La decisión del procurador general de la Nación, Alejandro Ordóñez, de destituir al alcalde de Bogotá, Gustavo Petro, por supuestas irregularidades cometidas con la prestación del servicio de aseo ha desatado una encendida polémica a lo largo y ancho del país, en la que han aflorado todo tipo de argumentos en favor y en contra de la drástica medida.
Uno de esos argumentos es que el procurador ha actuado por razones ideológicas, para frenar la carrera política de un mandatario de izquierdas que osó ‘desprivatizar’ un servicio que estaba en manos de supuestas mafias. El razonamiento es verosímil: el procurador Ordóñez ha puesto de manifiesto en más de una ocasión su sesgo ultraconservador en el ejercicio de su función pública, y, por otra parte, el servicio de aseo de Bogotá resultaba muy oneroso para los ciudadanos.

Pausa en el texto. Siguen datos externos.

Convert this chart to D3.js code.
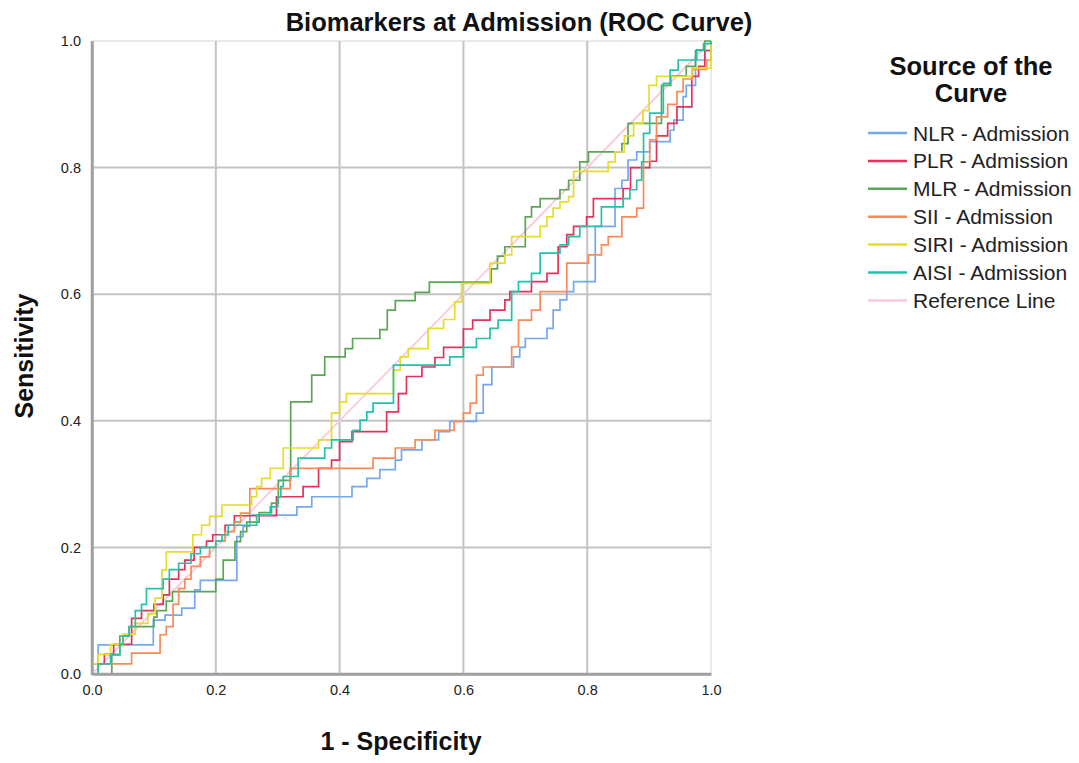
<!DOCTYPE html>
<html><head><meta charset="utf-8">
<script src="https://cdn.jsdelivr.net/npm/d3@7"></script>
<style>body{margin:0;background:#fff;}svg{display:block;font-family:"Liberation Sans",Arial,sans-serif;}</style>
</head><body><svg id="c" width="1079" height="763"></svg>
<script>
// ---- data (FPR, TPR) step corners: at FPR x the curve rises to TPR y ----
const seriesNames = ["NLR - Admission","PLR - Admission","MLR - Admission","SII - Admission","SIRI - Admission","AISI - Admission","Reference Line"];
const seriesColors = ["#74a8f2","#e3325b","#5ba656","#fa8a5a","#e6dc2a","#22c3aa","#fbc9d9"];
const xTicks = [0,0.2,0.4,0.6,0.8,1.0];
const yTicks = [0,0.2,0.4,0.6,0.8,1.0];

const nlr = [[0,0],[0.01,0.046],[0.099,0.085],[0.118,0.093],[0.145,0.104],[0.166,0.133],[0.175,0.148],[0.234,0.217],[0.244,0.233],[0.255,0.251],[0.331,0.264],[0.355,0.28],[0.42,0.296],[0.444,0.309],[0.465,0.323],[0.49,0.338],[0.5,0.354],[0.533,0.37],[0.56,0.383],[0.578,0.399],[0.621,0.412],[0.632,0.457],[0.646,0.485],[0.681,0.501],[0.691,0.516],[0.7,0.53],[0.735,0.546],[0.745,0.575],[0.756,0.591],[0.767,0.604],[0.778,0.62],[0.813,0.707],[0.845,0.767],[0.856,0.78],[0.866,0.812],[0.88,0.825],[0.901,0.841],[0.934,0.859],[0.94,0.875],[0.955,0.912],[0.96,0.93],[0.975,0.97],[0.99,0.985],[1,1]];
const plr = [[0,0],[0,0.016],[0.02,0.031],[0.035,0.047],[0.064,0.088],[0.08,0.1],[0.1,0.11],[0.115,0.125],[0.125,0.15],[0.14,0.165],[0.15,0.18],[0.165,0.2],[0.185,0.21],[0.195,0.22],[0.215,0.235],[0.23,0.25],[0.298,0.28],[0.341,0.296],[0.366,0.325],[0.387,0.338],[0.4,0.367],[0.42,0.383],[0.476,0.414],[0.495,0.443],[0.508,0.47],[0.533,0.485],[0.554,0.5],[0.568,0.516],[0.6,0.545],[0.615,0.559],[0.643,0.575],[0.667,0.591],[0.675,0.604],[0.71,0.62],[0.735,0.633],[0.753,0.675],[0.767,0.694],[0.778,0.707],[0.799,0.722],[0.81,0.751],[0.858,0.767],[0.87,0.8],[0.901,0.81],[0.912,0.85],[0.93,0.87],[0.945,0.896],[0.969,0.944],[0.98,0.96],[0.99,0.985],[1,1]];
const mlr = [[0,0],[0.032,0.03],[0.045,0.06],[0.06,0.075],[0.1,0.09],[0.105,0.1],[0.12,0.115],[0.13,0.13],[0.2,0.15],[0.212,0.18],[0.231,0.209],[0.24,0.225],[0.25,0.24],[0.27,0.255],[0.29,0.27],[0.301,0.306],[0.321,0.43],[0.355,0.472],[0.376,0.501],[0.409,0.514],[0.421,0.53],[0.465,0.544],[0.477,0.575],[0.49,0.59],[0.522,0.603],[0.545,0.619],[0.645,0.64],[0.655,0.66],[0.667,0.675],[0.7,0.722],[0.71,0.738],[0.724,0.751],[0.756,0.765],[0.77,0.78],[0.788,0.809],[0.802,0.825],[0.856,0.838],[0.866,0.87],[0.92,0.93],[0.935,0.945],[0.96,0.96],[0.975,0.985],[0.99,1],[1,1]];
const sii = [[0,0],[0,0.016],[0.064,0.033],[0.11,0.062],[0.12,0.075],[0.131,0.11],[0.14,0.135],[0.15,0.15],[0.16,0.17],[0.175,0.185],[0.19,0.2],[0.2,0.21],[0.215,0.225],[0.23,0.24],[0.24,0.254],[0.255,0.293],[0.32,0.325],[0.454,0.341],[0.49,0.357],[0.522,0.37],[0.554,0.385],[0.585,0.399],[0.6,0.412],[0.611,0.428],[0.621,0.472],[0.632,0.485],[0.678,0.517],[0.689,0.559],[0.71,0.575],[0.724,0.604],[0.767,0.649],[0.802,0.662],[0.823,0.678],[0.834,0.691],[0.856,0.722],[0.88,0.736],[0.891,0.809],[0.901,0.844],[0.912,0.88],[0.93,0.9],[0.945,0.92],[0.955,0.94],[0.97,0.955],[0.993,0.97],[1,1]];
const siri = [[0,0],[0,0.016],[0.01,0.031],[0.03,0.047],[0.05,0.063],[0.07,0.08],[0.09,0.095],[0.102,0.12],[0.113,0.164],[0.12,0.193],[0.163,0.22],[0.177,0.235],[0.19,0.249],[0.21,0.267],[0.258,0.28],[0.266,0.296],[0.274,0.309],[0.288,0.325],[0.309,0.357],[0.366,0.37],[0.387,0.412],[0.4,0.43],[0.411,0.443],[0.487,0.48],[0.498,0.501],[0.511,0.514],[0.543,0.546],[0.568,0.56],[0.586,0.588],[0.597,0.617],[0.643,0.649],[0.667,0.662],[0.678,0.691],[0.724,0.707],[0.735,0.722],[0.745,0.736],[0.756,0.746],[0.77,0.754],[0.778,0.794],[0.834,0.809],[0.845,0.825],[0.86,0.85],[0.875,0.87],[0.89,0.89],[0.9,0.93],[0.912,0.944],[0.969,0.957],[1,1]];
const aisi = [[0,0],[0.01,0.016],[0.03,0.031],[0.045,0.047],[0.05,0.06],[0.06,0.075],[0.07,0.1],[0.08,0.11],[0.088,0.135],[0.115,0.15],[0.125,0.165],[0.14,0.175],[0.16,0.19],[0.175,0.2],[0.2,0.21],[0.21,0.22],[0.22,0.235],[0.266,0.251],[0.288,0.264],[0.3,0.28],[0.305,0.296],[0.309,0.312],[0.333,0.341],[0.376,0.357],[0.387,0.37],[0.422,0.385],[0.433,0.401],[0.444,0.414],[0.454,0.428],[0.487,0.488],[0.578,0.501],[0.6,0.516],[0.621,0.53],[0.643,0.546],[0.656,0.559],[0.678,0.604],[0.689,0.62],[0.71,0.633],[0.724,0.665],[0.756,0.678],[0.77,0.691],[0.788,0.707],[0.823,0.738],[0.858,0.751],[0.869,0.765],[0.88,0.78],[0.888,0.809],[0.891,0.854],[0.901,0.886],[0.923,0.933],[0.934,0.954],[0.947,0.97],[0.977,0.986],[0.988,0.996],[1,1]];
const reference = [[0,0],[1,1]];
const curves = [nlr, plr, mlr, sii, siri, aisi];

// ---- drawing ----
const svg = d3.select("#c");
svg.append("rect").attr("width",1079).attr("height",763).attr("fill","#fff");
const x = d3.scaleLinear().domain([0,1]).range([92,711]);
const y = d3.scaleLinear().domain([0,1]).range([674,41]);

// frame
svg.append("line").attr("x1",x(0)).attr("x2",x(1)).attr("y1",y(1)).attr("y2",y(1)).attr("stroke","#e2e2e2").attr("stroke-width",1.5);
svg.append("line").attr("x1",x(1)).attr("x2",x(1)).attr("y1",y(0)).attr("y2",y(1)).attr("stroke","#e2e2e2").attr("stroke-width",1.5);
// grid
const g = svg.append("g");
g.selectAll(".gx").data(xTicks.filter(t=>t>0&&t<1)).enter().append("line")
  .attr("x1",d=>x(d)).attr("x2",d=>x(d)).attr("y1",y(0)).attr("y2",y(1))
  .attr("stroke","#c4c4c4").attr("stroke-width",2);
g.selectAll(".gy").data(yTicks.filter(t=>t>0&&t<1)).enter().append("line")
  .attr("x1",x(0)).attr("x2",x(1)).attr("y1",d=>y(d)).attr("y2",d=>y(d))
  .attr("stroke","#c4c4c4").attr("stroke-width",2);

// axes
const xAxis = d3.axisBottom(x).tickValues(xTicks).tickFormat(d3.format(".1f")).tickSize(0).tickPadding(11);
const yAxis = d3.axisLeft(y).tickValues(yTicks).tickFormat(d3.format(".1f")).tickSize(0).tickPadding(11);
const gx = svg.append("g").attr("transform",`translate(0,${y(0)})`).call(xAxis);
const gy = svg.append("g").attr("transform",`translate(${x(0)},0)`).call(yAxis);
[gx,gy].forEach(a=>{
  a.select(".domain").attr("stroke","#a0a0a0").attr("stroke-width",2.5);
  a.selectAll("text").attr("font-size",14.5).attr("fill","#222").attr("font-family","'Liberation Sans',Arial,sans-serif");
});

// curves
const line = d3.line().x(d=>x(d[0])).y(d=>y(d[1]));
const stepLine = d3.line().x(d=>x(d[0])).y(d=>y(d[1])).curve(d3.curveStepAfter);
svg.append("path").datum(reference).attr("d",line).attr("fill","none").attr("stroke",seriesColors[6]).attr("stroke-width",1.8);
curves.forEach((c,i)=>{
  svg.append("path").datum(c).attr("d",stepLine).attr("fill","none")
    .attr("stroke",seriesColors[i]).attr("stroke-width",1.7);
});

// re-draw axis lines on top
svg.append("line").attr("x1",x(0)).attr("x2",x(0)).attr("y1",y(0)+1).attr("y2",y(1)).attr("stroke","#a0a0a0").attr("stroke-width",2.5);
svg.append("line").attr("x1",x(0)).attr("x2",x(1)).attr("y1",y(0)).attr("y2",y(0)).attr("stroke","#a0a0a0").attr("stroke-width",2.5);

// titles
svg.append("text").attr("x",519).attr("y",31).attr("text-anchor","middle")
  .attr("font-size",25.5).attr("font-weight","bold").attr("fill","#111").text("Biomarkers at Admission (ROC Curve)");
svg.append("text").attr("x",401).attr("y",750).attr("text-anchor","middle")
  .attr("font-size",25).attr("font-weight","bold").attr("fill","#111").text("1 - Specificity");
svg.append("text").attr("transform","translate(33,356) rotate(-90)").attr("text-anchor","middle")
  .attr("font-size",25).attr("font-weight","bold").attr("fill","#111").text("Sensitivity");

// legend
const lg = svg.append("g");
lg.append("text").attr("x",971).attr("y",75).attr("text-anchor","middle").attr("font-size",25.5).attr("font-weight","bold").attr("fill","#111").text("Source of the");
lg.append("text").attr("x",971).attr("y",102).attr("text-anchor","middle").attr("font-size",25.5).attr("font-weight","bold").attr("fill","#111").text("Curve");
seriesNames.forEach((n,i)=>{
  const yy = 133 + i*27.9;
  lg.append("line").attr("x1",868).attr("x2",907).attr("y1",yy).attr("y2",yy).attr("stroke",seriesColors[i]).attr("stroke-width",2.5);
  lg.append("text").attr("x",913).attr("y",yy+7.5).attr("font-size",21).attr("fill","#222").text(n);
});
</script></body></html>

Sin embargo, el argumento presenta fisuras: el procurador ha destituido a numerosos funcionarios de los más diversos partidos y tendencias ideológicas, muchos de ellos elegidos por voto popular. Y, en cuanto a la ‘desprivatización’, esta no solo vulneró la ley de libre competencia, según señala la Procuraduría, sino que la falta de idoneidad del Distrito para gestionar el servicio del aseo, sobre la cual el alcalde fue advertido por todos los medios, desembocó en un formidable caos que puso en riesgo la salud de los ciudadanos y obligó a recontratar a las empresas privadas.
Más allá del curso que tome este caso (Petro tiene la posibilidad de presentar alegaciones), existe un asunto de fondo que ha aflorado en la polémica, y es si el procurador, funcionario que no ha pasado por las urnas, debería tener potestad para destituir a un mandatario elegido por voto popular.

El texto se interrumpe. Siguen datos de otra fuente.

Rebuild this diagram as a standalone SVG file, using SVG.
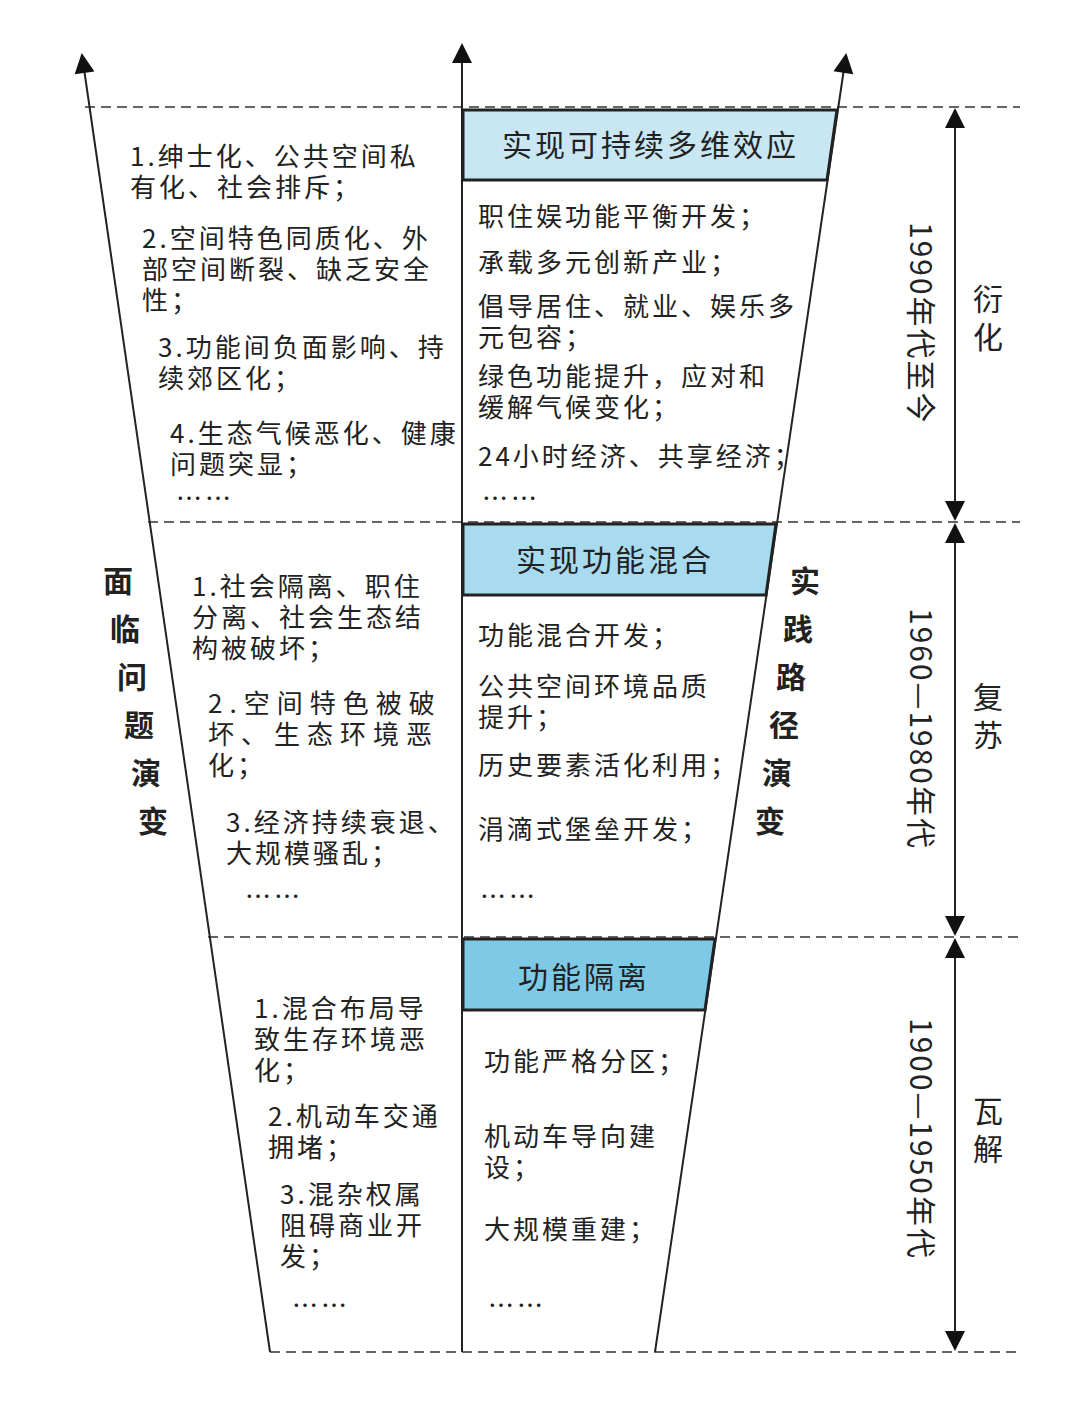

La respuesta es que, hoy por hoy, sí la tiene, por la sencilla razón de que se la concedió la Constitución de 1991. Es interesante recordar que en aquella Constituyente algunas agrupaciones políticas –muy en particular el AD-M19 y el Movimiento de Salvación Nacional de Gómez Hurtado– defendieron con entusiasmo conferir al procurador unos poderes que hasta entonces no había acumulado. En aquel momento, la pretensión de diversos dirigentes políticos era combatir a como diera lugar la corrupción pública, y el resultado de esa apuesta son los artículos 275 a 284 de la Constitución.

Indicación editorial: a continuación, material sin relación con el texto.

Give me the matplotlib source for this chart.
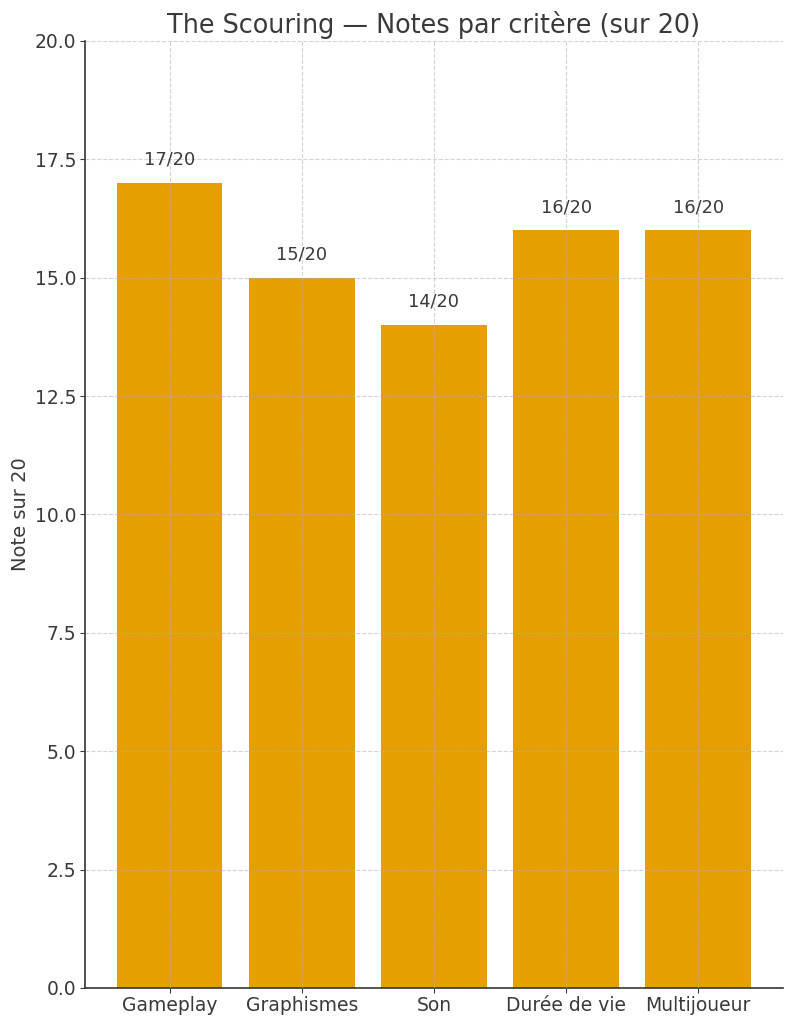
import matplotlib
matplotlib.use("Agg")
import matplotlib.pyplot as plt

categories = ["Gameplay", "Graphismes", "Son", "Durée de vie", "Multijoueur"]
scores = [17, 15, 14, 16, 16]
labels = ["17/20", "15/20", "14/20", "16/20", "16/20"]

text_color = "#3a3a3a"
plt.rcParams['font.family'] = ['DejaVu Sans']

fig = plt.figure(figsize=(7.94, 10.24), dpi=100)
ax = fig.add_axes([0.107, 0.0352, 0.879, 0.9248])

x = list(range(len(categories)))
ax.bar(x, scores, width=0.8, color="#E69F00")
for xi, s, lab in zip(x, scores, labels):
    ax.text(xi, s + 0.3, lab, ha="center", va="bottom", fontsize=12.8, color=text_color)

ax.set_ylim(0, 20)
ax.set_xticks(x)
ax.set_xticklabels(categories)
ax.set_yticks([0, 2.5, 5, 7.5, 10, 12.5, 15, 17.5, 20])
ax.set_yticklabels(["0.0", "2.5", "5.0", "7.5", "10.0", "12.5", "15.0", "17.5", "20.0"])
ax.tick_params(axis="both", labelsize=13.5, colors=text_color, pad=2.5)
ax.set_ylabel("Note sur 20", fontsize=14, color=text_color)
ax.set_title("The Scouring — Notes par critère (sur 20)", fontsize=18.4, color=text_color, pad=6)

ax.grid(True, linestyle="--", color="#b0b0b0", linewidth=0.8, alpha=0.55)
ax.set_axisbelow(False)
for side in ["top", "right"]:
    ax.spines[side].set_visible(False)
for side in ["left", "bottom"]:
    ax.spines[side].set_color("#333333")
    ax.spines[side].set_linewidth(1.2)

fig.savefig("out.png", dpi=100)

Durante 20 años, nadie pareció percatarse de ese peso extraordinario que se dio a la Procuraduría, entre otras cosas porque los titulares del ente se mostraban más prudentes –y, en ciertos casos, más complacientes– en el uso del enorme poder recibido. Hasta que llegó al cargo el polémico Ordóñez y, para satisfacción de unos y contrariedad de otros, activó la maquinaria disciplinaria con una intensidad mucho mayor de lo que habían hecho todos sus antecesores juntos.
El ministro de Justicia, Alfonso Gómez Méndez, dijo ayer, tras conocerse la destitución de Petro, que es necesario revisar la norma constitucional que permite al procurador destituir a un funcionario elegido por voto popular. Sería, en efecto, aconsejable. Y no estaría de más que ese debate se inscribiera en una reforma más amplia de la Justicia, tarea que sigue pendiente.